**REQUIRED WORK:**
Filter the entries and keep only the lines where the string "this" appears.

**PROVIDED DATA:**
[Begin]

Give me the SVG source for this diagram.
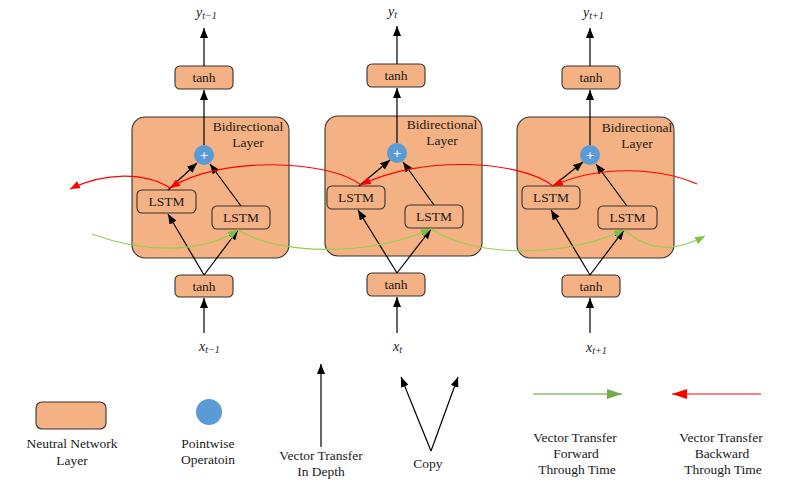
<svg xmlns="http://www.w3.org/2000/svg" width="800" height="491" viewBox="0 0 800 491" font-family="'Liberation Serif', 'DejaVu Serif', serif">
<style>
text{font-family:'Liberation Serif','DejaVu Serif',serif;fill:#1a1a1a}
.n{font-size:13.5px;text-anchor:middle}
.l{font-size:13.5px;text-anchor:middle}
.v{font-style:italic;font-size:14px}
.s{font-size:10px;font-style:italic}
.nb{fill:#f4b183;stroke:#333;stroke-width:1.1}
.op{fill:#5b9bd5}
.plus{font-family:'DejaVu Sans',sans-serif;font-size:11px;fill:#fff;text-anchor:middle}
.ar{stroke:#000;stroke-width:1.2;fill:none;marker-end:url(#ab)}
.rd{stroke:#ff0000;stroke-width:1.1;fill:none;marker-end:url(#ar)}
.gr{stroke:#92d050;stroke-width:1.1;fill:none;marker-end:url(#ag)}
</style>
<defs>
<marker id="ab" viewBox="0 0 10 8" refX="10" refY="4" markerWidth="10" markerHeight="8" markerUnits="userSpaceOnUse" orient="auto"><path d="M0,0 L10,4 L0,8 z" fill="#000"/></marker>
<marker id="ar" viewBox="0 0 10 8" refX="10" refY="4" markerWidth="10" markerHeight="8" markerUnits="userSpaceOnUse" orient="auto"><path d="M0,0 L10,4 L0,8 z" fill="#ff0000"/></marker>
<marker id="ag" viewBox="0 0 10 8" refX="10" refY="4" markerWidth="10" markerHeight="8" markerUnits="userSpaceOnUse" orient="auto"><path d="M0,0 L10,4 L0,8 z" fill="#7cc242"/></marker>
<marker id="lg" viewBox="0 0 15 10" refX="15" refY="5" markerWidth="15" markerHeight="10" markerUnits="userSpaceOnUse" orient="auto"><path d="M0,0 L15,5 L0,10 z" fill="#70ad47"/></marker>
<marker id="lr" viewBox="0 0 15 10" refX="15" refY="5" markerWidth="15" markerHeight="10" markerUnits="userSpaceOnUse" orient="auto"><path d="M0,0 L15,5 L0,10 z" fill="#ff0000"/></marker>
</defs>
<rect width="800" height="491" fill="#fff"/>

<!-- Cell 1 -->
<g id="cell1-bidir"><rect class="nb" x="132" y="117" width="157" height="141" rx="13"/><text class="n" x="248" y="131">Bidirectional</text><text class="n" x="248" y="147">Layer</text></g>
<g id="cell1-tanh-top"><rect class="nb" x="175" y="66" width="58" height="23" rx="5"/><text class="n" x="204" y="82">tanh</text></g>
<g id="cell1-plus"><circle class="op" cx="204" cy="155" r="10"/><text class="plus" x="204" y="159">+</text></g>
<g id="cell1-lstm-f"><rect class="nb" x="137" y="190" width="59" height="23" rx="5"/><text class="n" x="166.5" y="206">LSTM</text></g>
<g id="cell1-lstm-b"><rect class="nb" x="212" y="206" width="58" height="23" rx="5"/><text class="n" x="241" y="222">LSTM</text></g>
<g id="cell1-tanh-bot"><rect class="nb" x="175" y="275" width="58" height="22" rx="5"/><text class="n" x="204" y="290.5">tanh</text></g>
<g id="cell1-y"><text class="v" x="196" y="17">y<tspan class="s" dy="2">t−1</tspan></text></g>
<g id="cell1-x"><text class="v" x="199" y="351">x<tspan class="s" dy="2">t−1</tspan></text></g>

<!-- Cell 2 -->
<g id="cell2-bidir"><rect class="nb" x="325" y="116" width="157" height="140" rx="13"/><text class="n" x="442" y="129">Bidirectional</text><text class="n" x="442" y="145">Layer</text></g>
<g id="cell2-tanh-top"><rect class="nb" x="367" y="64" width="58" height="23" rx="5"/><text class="n" x="396" y="80">tanh</text></g>
<g id="cell2-plus"><circle class="op" cx="397" cy="153" r="10"/><text class="plus" x="397" y="157">+</text></g>
<g id="cell2-lstm-f"><rect class="nb" x="327" y="186" width="58" height="23" rx="5"/><text class="n" x="356" y="202">LSTM</text></g>
<g id="cell2-lstm-b"><rect class="nb" x="405" y="205" width="58" height="23" rx="5"/><text class="n" x="434" y="221">LSTM</text></g>
<g id="cell2-tanh-bot"><rect class="nb" x="367" y="273" width="58" height="23" rx="5"/><text class="n" x="396" y="289">tanh</text></g>
<g id="cell2-y"><text class="v" x="388" y="16">y<tspan class="s" dy="2">t</tspan></text></g>
<g id="cell2-x"><text class="v" x="393" y="351">x<tspan class="s" dy="2">t</tspan></text></g>

<!-- Cell 3 -->
<g id="cell3-bidir"><rect class="nb" x="517" y="117" width="157" height="141" rx="13"/><text class="n" x="637" y="132">Bidirectional</text><text class="n" x="637" y="148">Layer</text></g>
<g id="cell3-tanh-top"><rect class="nb" x="562" y="66" width="58" height="23" rx="5"/><text class="n" x="591" y="82">tanh</text></g>
<g id="cell3-plus"><circle class="op" cx="590" cy="155" r="10"/><text class="plus" x="590" y="159">+</text></g>
<g id="cell3-lstm-f"><rect class="nb" x="522" y="186" width="58" height="23" rx="5"/><text class="n" x="551" y="202">LSTM</text></g>
<g id="cell3-lstm-b"><rect class="nb" x="598" y="206" width="59" height="23" rx="5"/><text class="n" x="627.5" y="222">LSTM</text></g>
<g id="cell3-tanh-bot"><rect class="nb" x="562" y="275" width="58" height="22" rx="5"/><text class="n" x="591" y="290.5">tanh</text></g>
<g id="cell3-y"><text class="v" x="583" y="17">y<tspan class="s" dy="2">t+1</tspan></text></g>
<g id="cell3-x"><text class="v" x="586" y="352">x<tspan class="s" dy="2">t+1</tspan></text></g>

<!-- Connectors -->
<g id="connectors">
<path class="ar" d="M204,333 L204,298"/>
<path class="ar" d="M204,275 L168,214"/>
<path class="ar" d="M204,275 L238,230"/>
<path class="ar" d="M168,190 L197,163"/>
<path class="ar" d="M241,206 L210,164"/>
<path class="ar" d="M204,145 L204,90"/>
<path class="ar" d="M204,66 L204,28"/>

<path class="ar" d="M397,333 L397,297"/>
<path class="ar" d="M397,273 L358,210"/>
<path class="ar" d="M397,273 L431,229"/>
<path class="ar" d="M359,186 L390,160"/>
<path class="ar" d="M434,205 L403,162"/>
<path class="ar" d="M397,143 L397,88"/>
<path class="ar" d="M397,64 L397,26"/>

<path class="ar" d="M590,333 L590,298"/>
<path class="ar" d="M590,275 L551,210"/>
<path class="ar" d="M590,275 L624,230"/>
<path class="ar" d="M553,186 L583,162"/>
<path class="ar" d="M627,206 L596,164"/>
<path class="ar" d="M590,145 L590,90"/>
<path class="ar" d="M590,66 L590,28"/>

<path class="rd" d="M697,184 C660,168 600,164 553,186"/>
<path class="rd" d="M553,186 C520,160 420,155 361,185"/>
<path class="rd" d="M361,185 C330,160 220,155 170,188"/>
<path class="rd" d="M170,188 C145,172 105,172 70,189"/>

<path class="gr" d="M92,234 C140,252 200,255 238,230"/>
<path class="gr" d="M238,230 C280,256 370,256 431,229"/>
<path class="gr" d="M431,229 C475,258 565,258 624,230"/>
<path class="gr" d="M624,230 C650,252 675,252 705,236"/>
</g>

<!-- Legend -->
<g id="legend-layer"><rect class="nb" x="36" y="402" width="70" height="27" rx="6"/><text class="l" x="72" y="448">Neutral Network</text><text class="l" x="72" y="465">Layer</text></g>
<g id="legend-pointwise"><circle class="op" cx="209" cy="412" r="13"/><text class="l" x="208" y="448">Pointwise</text><text class="l" x="208" y="464">Operatoin</text></g>
<g id="legend-depth"><path class="ar" d="M321,447 L321,364"/><text class="l" x="321" y="460">Vector Transfer</text><text class="l" x="321" y="476">In Depth</text></g>
<g id="legend-copy"><path class="ar" d="M431,451 L401,377"/><path class="ar" d="M431,451 L458,377"/><text class="l" x="428" y="468">Copy</text></g>
<g id="legend-forward"><path d="M533,394 L622,394" stroke="#a9d18e" stroke-width="2" fill="none" marker-end="url(#lg)"/><text class="l" x="575" y="442">Vector Transfer</text><text class="l" x="576" y="458">Forward</text><text class="l" x="577" y="474">Through Time</text></g>
<g id="legend-backward"><path d="M761,394 L672,394" stroke="#ff7f7f" stroke-width="2" fill="none" marker-end="url(#lr)"/><text class="l" x="721" y="442">Vector Transfer</text><text class="l" x="722" y="458">Backward</text><text class="l" x="723" y="474">Through Time</text></g>
</svg>
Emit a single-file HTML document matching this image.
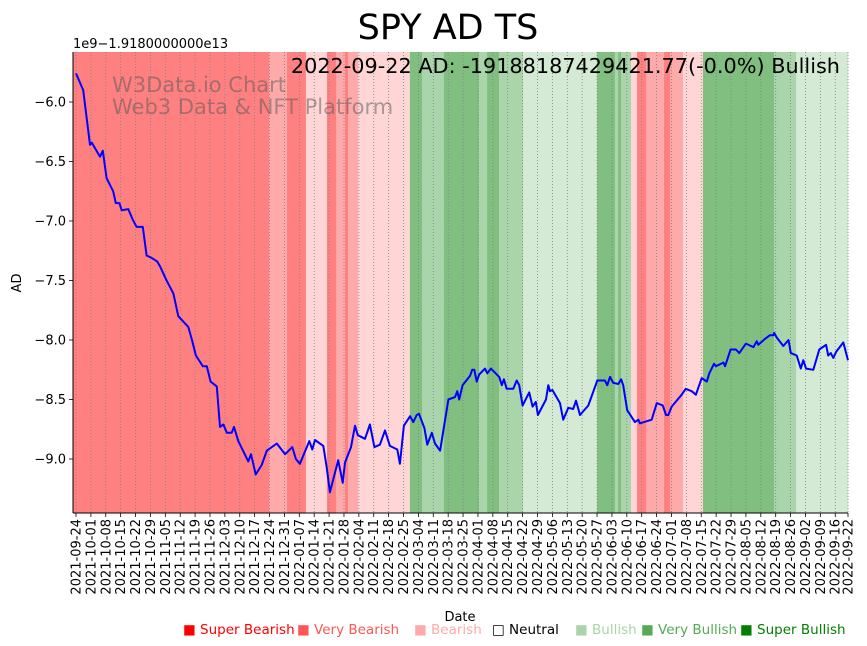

[End]

**OUTPUT BELOW:**
Give me the SVG source for this diagram.
Emit a single-file HTML document matching this image.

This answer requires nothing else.